A $75 million fund for ocean plastic and marine debris remediation, and an increase in funding to strengthen natural infrastructure protecting coastal communities.
A 7 percent increase in funding for NOAA’s climate research, and a directive for NOAA to consider climate adaptation.$1.7 billion to help low-income families install renewable energy sources in their homes.
• A resolution that directs the Department of Energy to focus on climate change and elevate technology that reduces emissions.
• An advancement of a DOE program for electric school buses, including $4 billion for solar, wind, hydropower, and geothermal research and development.
• A measure for the EPA to implement a 15-year phase-down of hydrofluorocarbons, a potent greenhouse gas.
This last item is perhaps the most significant of them all. These chemicals, still used in air conditioners and refrigerators, are far worse for the climate than carbon dioxide. One hundred twelve countries have now ratified the Kigali Amendment to the Montreal Protocol to phase out these chemicals by 2050, which could reduce global warming by half a degree Celsius. But the 2016 treaty required two-thirds ratification by the Senate, languished there, and went nowhere under President Donald Trump. The United States still hasn’t ratified the treaty, but the bill marks a huge milestone to getting there, because it gives the EPA a firm mandate to regulate these emissions and phase out HFCs by 85 percent by 2036, cutting the equivalent of 32 million cars.

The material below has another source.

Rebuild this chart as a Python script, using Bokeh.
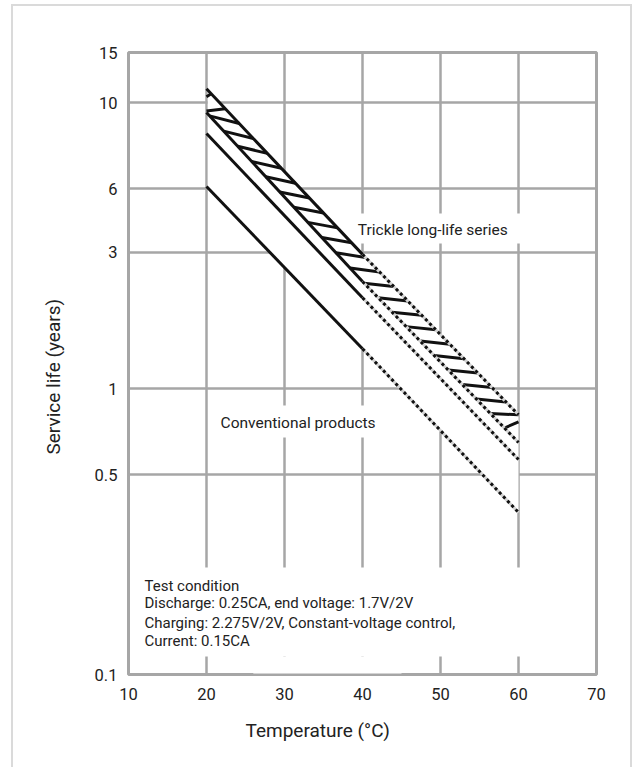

The good news is this new package will give the Biden administration a few more tools in the toolbox to push ambitious executive action on climate change while relying less on Congress to act. But NRDC’s Carlisle maintains that a starting point for serious congressional climate action would include permanent extensions for clean energy tax credits instead of year-to-year renewals, a clean energy standard for the nation, and more funding for communities hit hardest by the impacts of climate change. The bad news is a congressional minority will remain the country’s biggest obstacles to robust climate action next year too.